-- Written request --
Copy out precisely the lines beginning at the line that contains "Convert this chart to Chart.js code." and ending at the line that contains "['#ff0000', '#00ffff', '#0000ff', '#ff00ff', '#00ff00'];", including both.
____
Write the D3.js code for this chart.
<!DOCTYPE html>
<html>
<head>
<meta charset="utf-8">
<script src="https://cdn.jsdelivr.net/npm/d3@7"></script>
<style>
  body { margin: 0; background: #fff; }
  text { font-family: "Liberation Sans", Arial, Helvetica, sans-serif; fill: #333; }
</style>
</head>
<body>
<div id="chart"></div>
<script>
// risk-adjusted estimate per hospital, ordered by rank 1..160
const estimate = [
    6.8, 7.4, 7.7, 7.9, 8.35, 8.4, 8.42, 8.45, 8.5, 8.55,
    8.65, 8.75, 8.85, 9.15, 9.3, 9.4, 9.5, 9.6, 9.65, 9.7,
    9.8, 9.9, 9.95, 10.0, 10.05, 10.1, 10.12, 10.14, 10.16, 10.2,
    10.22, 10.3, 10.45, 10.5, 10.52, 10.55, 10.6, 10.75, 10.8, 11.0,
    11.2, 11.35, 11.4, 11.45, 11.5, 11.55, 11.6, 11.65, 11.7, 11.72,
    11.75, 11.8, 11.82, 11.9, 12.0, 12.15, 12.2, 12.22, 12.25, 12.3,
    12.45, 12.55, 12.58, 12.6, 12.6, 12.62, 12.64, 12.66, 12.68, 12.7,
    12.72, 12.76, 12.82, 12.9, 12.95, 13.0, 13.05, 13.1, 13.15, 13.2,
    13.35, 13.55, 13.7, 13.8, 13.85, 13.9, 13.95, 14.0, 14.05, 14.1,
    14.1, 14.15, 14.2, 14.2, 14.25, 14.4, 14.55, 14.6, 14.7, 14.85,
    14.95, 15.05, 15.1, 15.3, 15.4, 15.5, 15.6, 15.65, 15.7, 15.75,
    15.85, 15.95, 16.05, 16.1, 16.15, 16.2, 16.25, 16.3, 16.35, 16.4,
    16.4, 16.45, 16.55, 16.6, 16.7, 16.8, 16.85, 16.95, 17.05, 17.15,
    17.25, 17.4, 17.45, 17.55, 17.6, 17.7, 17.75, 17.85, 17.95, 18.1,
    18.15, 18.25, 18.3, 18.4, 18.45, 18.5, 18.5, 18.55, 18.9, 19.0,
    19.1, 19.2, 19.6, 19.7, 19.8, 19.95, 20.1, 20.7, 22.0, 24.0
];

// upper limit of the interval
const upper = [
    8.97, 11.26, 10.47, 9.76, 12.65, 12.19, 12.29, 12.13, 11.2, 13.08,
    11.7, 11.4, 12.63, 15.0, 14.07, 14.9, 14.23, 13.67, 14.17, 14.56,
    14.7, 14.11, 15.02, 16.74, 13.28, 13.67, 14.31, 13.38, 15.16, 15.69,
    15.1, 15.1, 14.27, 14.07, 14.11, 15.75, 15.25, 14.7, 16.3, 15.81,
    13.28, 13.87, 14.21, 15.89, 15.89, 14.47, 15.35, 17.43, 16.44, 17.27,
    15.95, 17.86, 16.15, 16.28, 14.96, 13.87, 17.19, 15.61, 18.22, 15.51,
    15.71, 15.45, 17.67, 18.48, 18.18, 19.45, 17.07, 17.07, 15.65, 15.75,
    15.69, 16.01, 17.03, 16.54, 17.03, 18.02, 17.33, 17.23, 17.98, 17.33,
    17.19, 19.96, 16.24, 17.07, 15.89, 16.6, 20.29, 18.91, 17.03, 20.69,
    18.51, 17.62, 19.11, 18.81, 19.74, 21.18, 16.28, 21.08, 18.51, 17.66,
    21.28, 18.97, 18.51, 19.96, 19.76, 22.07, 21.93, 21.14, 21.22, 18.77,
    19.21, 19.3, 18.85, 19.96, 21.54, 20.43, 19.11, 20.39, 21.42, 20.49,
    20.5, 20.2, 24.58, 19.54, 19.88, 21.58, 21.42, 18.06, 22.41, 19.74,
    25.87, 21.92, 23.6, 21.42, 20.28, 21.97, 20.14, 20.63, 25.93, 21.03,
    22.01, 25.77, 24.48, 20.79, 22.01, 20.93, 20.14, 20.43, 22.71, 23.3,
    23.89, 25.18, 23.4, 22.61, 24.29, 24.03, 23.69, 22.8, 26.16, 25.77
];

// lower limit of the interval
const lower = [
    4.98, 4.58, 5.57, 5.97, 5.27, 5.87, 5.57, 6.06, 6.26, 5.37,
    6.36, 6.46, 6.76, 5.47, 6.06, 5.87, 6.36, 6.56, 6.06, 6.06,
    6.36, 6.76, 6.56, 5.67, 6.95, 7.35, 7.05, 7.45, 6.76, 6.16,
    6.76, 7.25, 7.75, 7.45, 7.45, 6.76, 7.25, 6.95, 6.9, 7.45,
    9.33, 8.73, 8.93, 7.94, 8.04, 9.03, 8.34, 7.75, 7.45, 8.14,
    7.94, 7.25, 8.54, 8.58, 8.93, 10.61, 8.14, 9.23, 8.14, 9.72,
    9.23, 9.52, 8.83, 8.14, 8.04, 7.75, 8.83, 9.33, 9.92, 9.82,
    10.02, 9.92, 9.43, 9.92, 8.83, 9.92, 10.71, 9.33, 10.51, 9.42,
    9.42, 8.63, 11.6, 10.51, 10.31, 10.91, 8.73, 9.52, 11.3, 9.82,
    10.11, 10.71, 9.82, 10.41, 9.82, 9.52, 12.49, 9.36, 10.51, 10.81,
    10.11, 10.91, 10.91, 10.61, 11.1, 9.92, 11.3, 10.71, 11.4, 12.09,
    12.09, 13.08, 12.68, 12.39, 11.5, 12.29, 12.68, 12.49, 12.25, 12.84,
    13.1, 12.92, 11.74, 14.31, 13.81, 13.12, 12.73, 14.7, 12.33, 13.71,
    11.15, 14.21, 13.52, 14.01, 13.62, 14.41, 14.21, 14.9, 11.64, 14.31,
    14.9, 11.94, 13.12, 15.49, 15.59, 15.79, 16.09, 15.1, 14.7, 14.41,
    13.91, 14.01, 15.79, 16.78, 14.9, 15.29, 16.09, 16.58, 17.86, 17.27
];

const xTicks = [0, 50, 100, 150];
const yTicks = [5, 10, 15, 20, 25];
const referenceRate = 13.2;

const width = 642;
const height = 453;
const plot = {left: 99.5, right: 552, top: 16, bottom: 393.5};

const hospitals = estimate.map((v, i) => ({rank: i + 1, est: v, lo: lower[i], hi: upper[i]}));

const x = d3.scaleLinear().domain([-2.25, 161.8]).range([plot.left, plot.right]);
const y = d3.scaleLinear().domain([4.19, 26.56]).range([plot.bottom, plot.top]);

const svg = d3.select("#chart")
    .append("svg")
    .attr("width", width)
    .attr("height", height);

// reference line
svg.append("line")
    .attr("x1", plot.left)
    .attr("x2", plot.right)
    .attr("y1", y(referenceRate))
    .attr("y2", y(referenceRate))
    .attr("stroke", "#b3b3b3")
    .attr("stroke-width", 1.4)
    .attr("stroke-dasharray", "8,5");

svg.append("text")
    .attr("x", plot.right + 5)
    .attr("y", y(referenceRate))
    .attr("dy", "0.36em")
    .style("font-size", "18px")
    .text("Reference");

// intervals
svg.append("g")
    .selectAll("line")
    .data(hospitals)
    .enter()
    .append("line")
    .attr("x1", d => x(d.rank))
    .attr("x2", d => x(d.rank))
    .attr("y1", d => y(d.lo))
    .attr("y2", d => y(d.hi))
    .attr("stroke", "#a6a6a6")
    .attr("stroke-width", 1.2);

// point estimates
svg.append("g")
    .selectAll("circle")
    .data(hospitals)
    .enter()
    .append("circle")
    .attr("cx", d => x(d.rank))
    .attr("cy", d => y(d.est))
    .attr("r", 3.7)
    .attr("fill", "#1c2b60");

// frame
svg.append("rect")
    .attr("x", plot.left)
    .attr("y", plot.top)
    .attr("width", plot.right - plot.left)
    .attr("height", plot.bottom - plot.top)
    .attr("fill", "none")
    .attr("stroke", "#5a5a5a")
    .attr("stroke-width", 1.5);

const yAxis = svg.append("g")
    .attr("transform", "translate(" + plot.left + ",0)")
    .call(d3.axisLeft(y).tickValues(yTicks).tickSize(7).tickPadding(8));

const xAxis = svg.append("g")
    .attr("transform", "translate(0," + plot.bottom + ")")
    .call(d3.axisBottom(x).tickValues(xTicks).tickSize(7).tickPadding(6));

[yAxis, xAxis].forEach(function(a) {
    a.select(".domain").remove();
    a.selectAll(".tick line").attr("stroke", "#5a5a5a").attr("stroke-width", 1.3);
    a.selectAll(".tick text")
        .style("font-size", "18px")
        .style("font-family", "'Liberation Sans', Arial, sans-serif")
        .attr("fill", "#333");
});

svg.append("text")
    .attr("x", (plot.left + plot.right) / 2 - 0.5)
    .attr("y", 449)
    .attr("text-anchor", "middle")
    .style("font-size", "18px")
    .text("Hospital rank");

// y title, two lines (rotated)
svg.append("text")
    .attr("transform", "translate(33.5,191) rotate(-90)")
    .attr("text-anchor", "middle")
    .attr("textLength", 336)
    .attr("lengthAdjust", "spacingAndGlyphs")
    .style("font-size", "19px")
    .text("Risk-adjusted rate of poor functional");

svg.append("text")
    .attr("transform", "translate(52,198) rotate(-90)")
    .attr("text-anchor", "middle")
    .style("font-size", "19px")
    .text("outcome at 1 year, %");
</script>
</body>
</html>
____
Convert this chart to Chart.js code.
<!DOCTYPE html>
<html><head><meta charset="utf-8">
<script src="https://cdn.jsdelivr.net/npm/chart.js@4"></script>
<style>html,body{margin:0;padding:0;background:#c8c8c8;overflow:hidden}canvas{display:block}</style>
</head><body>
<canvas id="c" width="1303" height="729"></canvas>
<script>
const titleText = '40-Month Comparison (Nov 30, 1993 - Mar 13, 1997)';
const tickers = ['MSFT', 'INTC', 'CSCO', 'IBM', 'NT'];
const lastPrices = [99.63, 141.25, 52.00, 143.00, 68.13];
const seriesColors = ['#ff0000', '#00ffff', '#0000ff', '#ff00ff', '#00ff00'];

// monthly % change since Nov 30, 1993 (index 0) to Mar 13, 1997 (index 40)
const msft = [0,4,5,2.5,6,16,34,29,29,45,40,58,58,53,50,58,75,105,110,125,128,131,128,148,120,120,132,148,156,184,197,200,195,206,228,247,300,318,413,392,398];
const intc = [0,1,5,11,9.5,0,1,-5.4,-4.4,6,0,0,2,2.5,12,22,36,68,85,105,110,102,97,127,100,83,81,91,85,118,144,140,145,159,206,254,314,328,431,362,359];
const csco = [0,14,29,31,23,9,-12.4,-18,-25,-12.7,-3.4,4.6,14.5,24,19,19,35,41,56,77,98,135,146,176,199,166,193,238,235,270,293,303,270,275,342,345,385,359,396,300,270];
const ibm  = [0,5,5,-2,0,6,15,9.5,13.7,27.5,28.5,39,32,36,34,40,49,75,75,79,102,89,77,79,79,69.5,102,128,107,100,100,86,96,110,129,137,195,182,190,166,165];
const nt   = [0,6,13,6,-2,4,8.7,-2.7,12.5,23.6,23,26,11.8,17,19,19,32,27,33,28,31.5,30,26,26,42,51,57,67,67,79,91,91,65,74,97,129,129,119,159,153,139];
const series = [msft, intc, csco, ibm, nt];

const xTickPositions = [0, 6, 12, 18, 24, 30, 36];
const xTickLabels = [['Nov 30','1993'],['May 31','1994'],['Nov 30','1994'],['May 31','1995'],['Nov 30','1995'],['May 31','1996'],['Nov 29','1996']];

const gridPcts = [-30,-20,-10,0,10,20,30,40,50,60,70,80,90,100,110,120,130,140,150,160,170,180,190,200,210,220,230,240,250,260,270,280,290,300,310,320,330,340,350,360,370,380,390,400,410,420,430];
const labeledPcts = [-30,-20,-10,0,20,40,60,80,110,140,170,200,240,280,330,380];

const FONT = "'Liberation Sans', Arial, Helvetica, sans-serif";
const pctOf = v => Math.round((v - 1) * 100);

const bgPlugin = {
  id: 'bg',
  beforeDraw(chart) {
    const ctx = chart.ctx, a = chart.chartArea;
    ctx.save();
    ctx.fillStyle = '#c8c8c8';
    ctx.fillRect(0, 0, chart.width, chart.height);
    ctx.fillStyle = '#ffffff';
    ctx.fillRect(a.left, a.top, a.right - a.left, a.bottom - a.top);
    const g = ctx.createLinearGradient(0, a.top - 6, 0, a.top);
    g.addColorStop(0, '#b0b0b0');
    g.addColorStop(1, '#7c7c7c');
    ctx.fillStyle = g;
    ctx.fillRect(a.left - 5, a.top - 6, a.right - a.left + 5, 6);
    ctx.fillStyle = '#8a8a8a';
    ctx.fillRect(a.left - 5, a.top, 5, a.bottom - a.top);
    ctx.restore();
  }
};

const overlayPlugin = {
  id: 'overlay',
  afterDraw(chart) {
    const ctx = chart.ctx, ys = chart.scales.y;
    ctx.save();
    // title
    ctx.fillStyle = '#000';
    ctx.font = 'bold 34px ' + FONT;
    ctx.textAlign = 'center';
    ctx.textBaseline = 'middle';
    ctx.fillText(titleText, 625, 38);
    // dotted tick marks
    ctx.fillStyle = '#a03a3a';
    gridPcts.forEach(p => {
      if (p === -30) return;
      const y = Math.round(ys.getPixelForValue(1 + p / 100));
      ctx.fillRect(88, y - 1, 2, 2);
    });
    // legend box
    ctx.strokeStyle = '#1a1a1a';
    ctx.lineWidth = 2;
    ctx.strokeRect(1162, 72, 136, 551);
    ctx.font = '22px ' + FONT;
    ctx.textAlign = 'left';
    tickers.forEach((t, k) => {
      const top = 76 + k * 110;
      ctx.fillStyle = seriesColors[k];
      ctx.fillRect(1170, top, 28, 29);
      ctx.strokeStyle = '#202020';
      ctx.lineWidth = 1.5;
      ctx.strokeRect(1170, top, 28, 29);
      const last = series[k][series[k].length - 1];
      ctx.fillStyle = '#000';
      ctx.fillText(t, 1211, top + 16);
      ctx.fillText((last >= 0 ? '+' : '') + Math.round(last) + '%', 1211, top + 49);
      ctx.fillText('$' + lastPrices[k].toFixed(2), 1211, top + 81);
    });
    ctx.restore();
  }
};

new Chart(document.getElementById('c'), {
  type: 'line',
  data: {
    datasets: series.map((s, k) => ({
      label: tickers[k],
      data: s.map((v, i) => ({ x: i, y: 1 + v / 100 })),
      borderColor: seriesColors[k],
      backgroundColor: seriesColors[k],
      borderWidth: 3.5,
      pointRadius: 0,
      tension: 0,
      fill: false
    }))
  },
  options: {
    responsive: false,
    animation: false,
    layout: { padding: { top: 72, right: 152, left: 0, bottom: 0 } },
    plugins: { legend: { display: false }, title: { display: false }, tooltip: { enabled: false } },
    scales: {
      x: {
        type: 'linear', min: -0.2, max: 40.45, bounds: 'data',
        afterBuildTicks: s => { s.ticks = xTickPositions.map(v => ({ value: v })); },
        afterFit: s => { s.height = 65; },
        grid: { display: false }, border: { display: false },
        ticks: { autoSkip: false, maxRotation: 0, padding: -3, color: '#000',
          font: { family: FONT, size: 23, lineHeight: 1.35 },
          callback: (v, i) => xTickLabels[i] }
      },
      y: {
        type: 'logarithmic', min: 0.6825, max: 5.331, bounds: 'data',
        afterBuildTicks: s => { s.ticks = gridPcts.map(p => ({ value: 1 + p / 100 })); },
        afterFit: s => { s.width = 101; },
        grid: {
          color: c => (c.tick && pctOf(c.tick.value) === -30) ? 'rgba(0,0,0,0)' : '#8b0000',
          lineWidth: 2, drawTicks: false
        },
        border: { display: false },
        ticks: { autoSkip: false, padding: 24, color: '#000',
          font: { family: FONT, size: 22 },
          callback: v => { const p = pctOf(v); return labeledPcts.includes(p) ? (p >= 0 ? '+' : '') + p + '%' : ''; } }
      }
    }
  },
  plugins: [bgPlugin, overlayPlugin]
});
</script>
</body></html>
____
-- Complete output --
Convert this chart to Chart.js code.
<!DOCTYPE html>
<html><head><meta charset="utf-8">
<script src="https://cdn.jsdelivr.net/npm/chart.js@4"></script>
<style>html,body{margin:0;padding:0;background:#c8c8c8;overflow:hidden}canvas{display:block}</style>
</head><body>
<canvas id="c" width="1303" height="729"></canvas>
<script>
const titleText = '40-Month Comparison (Nov 30, 1993 - Mar 13, 1997)';
const tickers = ['MSFT', 'INTC', 'CSCO', 'IBM', 'NT'];
const lastPrices = [99.63, 141.25, 52.00, 143.00, 68.13];
const seriesColors = ['#ff0000', '#00ffff', '#0000ff', '#ff00ff', '#00ff00'];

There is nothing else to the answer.